## Begin

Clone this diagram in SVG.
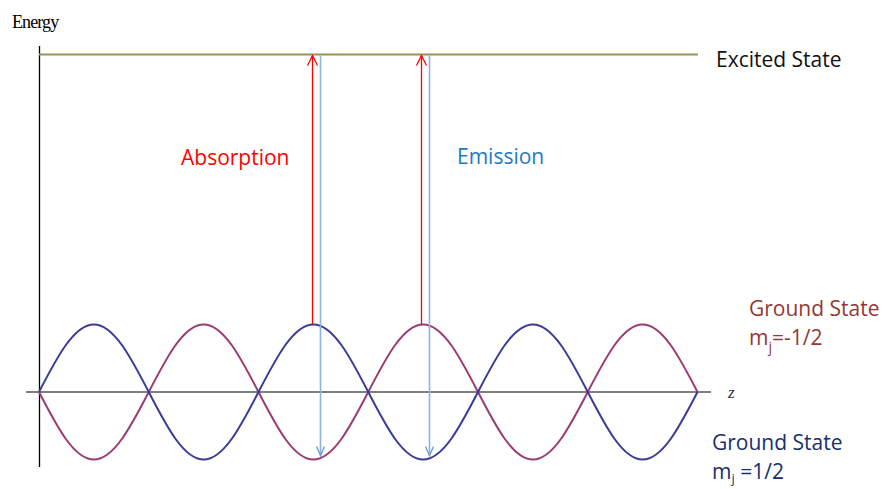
<svg xmlns="http://www.w3.org/2000/svg" width="886" height="489" viewBox="0 0 886 489">
<style>
.lbl{font-family:"Open Sans","Liberation Sans",sans-serif;font-size:21px}
.wave{fill:none;stroke-width:2}
.red{stroke:#ff0000;stroke-width:1.3;fill:none}
.blu{stroke:#8db3e2;stroke-width:1.6;fill:none}
</style>
<defs>
<marker id="hr" markerUnits="userSpaceOnUse" markerWidth="14" markerHeight="14" viewBox="-12 -7 14 14" refX="0" refY="0" orient="auto">
<path d="M-10,-5 L0,0 L-10,5" fill="none" stroke="#ff0000" stroke-width="1.3"/>
</marker>
<marker id="hb" markerUnits="userSpaceOnUse" markerWidth="14" markerHeight="14" viewBox="-12 -7 14 14" refX="0" refY="0" orient="auto">
<path d="M-9,-4 L0,0 L-9,4" fill="none" stroke="#6f9fd3" stroke-width="1.4"/>
</marker>
</defs>
<rect width="886" height="489" fill="#ffffff"/>
<g id="axes">
<line x1="39.5" y1="46" x2="39.5" y2="467" stroke="#000" stroke-width="1.3"/>
<line x1="26" y1="392" x2="711" y2="392" stroke="#555" stroke-width="1.5"/>
<text x="12" y="28" font-family="Liberation Serif,serif" font-size="18" letter-spacing="-0.9">Energy</text>
<text x="728" y="398" font-family="Liberation Serif,serif" font-style="italic" font-size="17" fill="#333">z</text>
</g>
<g id="excited">
<line x1="39" y1="54.5" x2="698" y2="54.5" stroke="#9c9150" stroke-width="2"/>
<text class="lbl" x="716" y="66.5" fill="#111" font-size="21.5">Excited State</text>
</g>
<g id="ground-minus">
<path class="wave" stroke="#9b3b72" d="M39,392 C56.89,426.57 74,459.5 93.875,459.5 S130.86,426.57 148.75,392 S183.75,324.5 203.625,324.5 S240.61,357.43 258.5,392 S293.5,459.5 313.375,459.5 S350.36,426.57 368.25,392 S403.25,324.5 423.125,324.5 S460.11,357.43 478,392 S513,459.5 532.875,459.5 S569.86,426.57 587.75,392 S622.75,324.5 642.625,324.5 S679.61,357.43 697.5,392"/>
<text class="lbl" x="749" y="316" fill="#953735">Ground State</text>
<text class="lbl" x="749" y="345" fill="#953735">m<tspan font-size="14" dy="7">j</tspan><tspan dy="-7">=-1/2</tspan></text>
</g>
<g id="ground-plus">
<path class="wave" stroke="#3b3b98" d="M39,392 C56.89,357.43 74,324.5 93.875,324.5 S130.86,357.43 148.75,392 S183.75,459.5 203.625,459.5 S240.61,426.57 258.5,392 S293.5,324.5 313.375,324.5 S350.36,357.43 368.25,392 S403.25,459.5 423.125,459.5 S460.11,426.57 478,392 S513,324.5 532.875,324.5 S569.86,357.43 587.75,392 S622.75,459.5 642.625,459.5 S679.61,426.57 697.5,392"/>
<text class="lbl" x="712" y="449.5" fill="#17306b">Ground State</text>
<text class="lbl" x="712" y="479" fill="#17306b">m<tspan font-size="13" dy="4">j</tspan><tspan dy="-4"> =1/2</tspan></text>
</g>
<g id="connectors">
<line class="red" x1="312.5" y1="324" x2="312.5" y2="55.5" marker-end="url(#hr)"/>
<line class="red" x1="421.5" y1="324" x2="421.5" y2="55.5" marker-end="url(#hr)"/>
<line class="blu" x1="320.5" y1="55.5" x2="320.5" y2="455.5" marker-end="url(#hb)"/>
<line class="blu" x1="429.5" y1="55.5" x2="429.5" y2="455.5" marker-end="url(#hb)"/>
<text class="lbl" x="181" y="165" fill="#ff0000">Absorption</text>
<text class="lbl" x="457" y="164" fill="#1f7ac4">Emission</text>
</g>
</svg>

## End

> [STATED PROBLEM] All of the material above is to be copied exactly, except for its images.

> [ANSWER IN FULL]
Clone this diagram in SVG.
<svg xmlns="http://www.w3.org/2000/svg" width="886" height="489" viewBox="0 0 886 489">
<style>
.lbl{font-family:"Open Sans","Liberation Sans",sans-serif;font-size:21px}
.wave{fill:none;stroke-width:2}
.red{stroke:#ff0000;stroke-width:1.3;fill:none}
.blu{stroke:#8db3e2;stroke-width:1.6;fill:none}
</style>
<defs>
<marker id="hr" markerUnits="userSpaceOnUse" markerWidth="14" markerHeight="14" viewBox="-12 -7 14 14" refX="0" refY="0" orient="auto">
<path d="M-10,-5 L0,0 L-10,5" fill="none" stroke="#ff0000" stroke-width="1.3"/>
</marker>
<marker id="hb" markerUnits="userSpaceOnUse" markerWidth="14" markerHeight="14" viewBox="-12 -7 14 14" refX="0" refY="0" orient="auto">
<path d="M-9,-4 L0,0 L-9,4" fill="none" stroke="#6f9fd3" stroke-width="1.4"/>
</marker>
</defs>
<rect width="886" height="489" fill="#ffffff"/>
<g id="axes">
<line x1="39.5" y1="46" x2="39.5" y2="467" stroke="#000" stroke-width="1.3"/>
<line x1="26" y1="392" x2="711" y2="392" stroke="#555" stroke-width="1.5"/>
<text x="12" y="28" font-family="Liberation Serif,serif" font-size="18" letter-spacing="-0.9">Energy</text>
<text x="728" y="398" font-family="Liberation Serif,serif" font-style="italic" font-size="17" fill="#333">z</text>
</g>
<g id="excited">
<line x1="39" y1="54.5" x2="698" y2="54.5" stroke="#9c9150" stroke-width="2"/>
<text class="lbl" x="716" y="66.5" fill="#111" font-size="21.5">Excited State</text>
</g>
<g id="ground-minus">
<path class="wave" stroke="#9b3b72" d="M39,392 C56.89,426.57 74,459.5 93.875,459.5 S130.86,426.57 148.75,392 S183.75,324.5 203.625,324.5 S240.61,357.43 258.5,392 S293.5,459.5 313.375,459.5 S350.36,426.57 368.25,392 S403.25,324.5 423.125,324.5 S460.11,357.43 478,392 S513,459.5 532.875,459.5 S569.86,426.57 587.75,392 S622.75,324.5 642.625,324.5 S679.61,357.43 697.5,392"/>
<text class="lbl" x="749" y="316" fill="#953735">Ground State</text>
<text class="lbl" x="749" y="345" fill="#953735">m<tspan font-size="14" dy="7">j</tspan><tspan dy="-7">=-1/2</tspan></text>
</g>
<g id="ground-plus">
<path class="wave" stroke="#3b3b98" d="M39,392 C56.89,357.43 74,324.5 93.875,324.5 S130.86,357.43 148.75,392 S183.75,459.5 203.625,459.5 S240.61,426.57 258.5,392 S293.5,324.5 313.375,324.5 S350.36,357.43 368.25,392 S403.25,459.5 423.125,459.5 S460.11,426.57 478,392 S513,324.5 532.875,324.5 S569.86,357.43 587.75,392 S622.75,459.5 642.625,459.5 S679.61,426.57 697.5,392"/>
<text class="lbl" x="712" y="449.5" fill="#17306b">Ground State</text>
<text class="lbl" x="712" y="479" fill="#17306b">m<tspan font-size="13" dy="4">j</tspan><tspan dy="-4"> =1/2</tspan></text>
</g>
<g id="connectors">
<line class="red" x1="312.5" y1="324" x2="312.5" y2="55.5" marker-end="url(#hr)"/>
<line class="red" x1="421.5" y1="324" x2="421.5" y2="55.5" marker-end="url(#hr)"/>
<line class="blu" x1="320.5" y1="55.5" x2="320.5" y2="455.5" marker-end="url(#hb)"/>
<line class="blu" x1="429.5" y1="55.5" x2="429.5" y2="455.5" marker-end="url(#hb)"/>
<text class="lbl" x="181" y="165" fill="#ff0000">Absorption</text>
<text class="lbl" x="457" y="164" fill="#1f7ac4">Emission</text>
</g>
</svg>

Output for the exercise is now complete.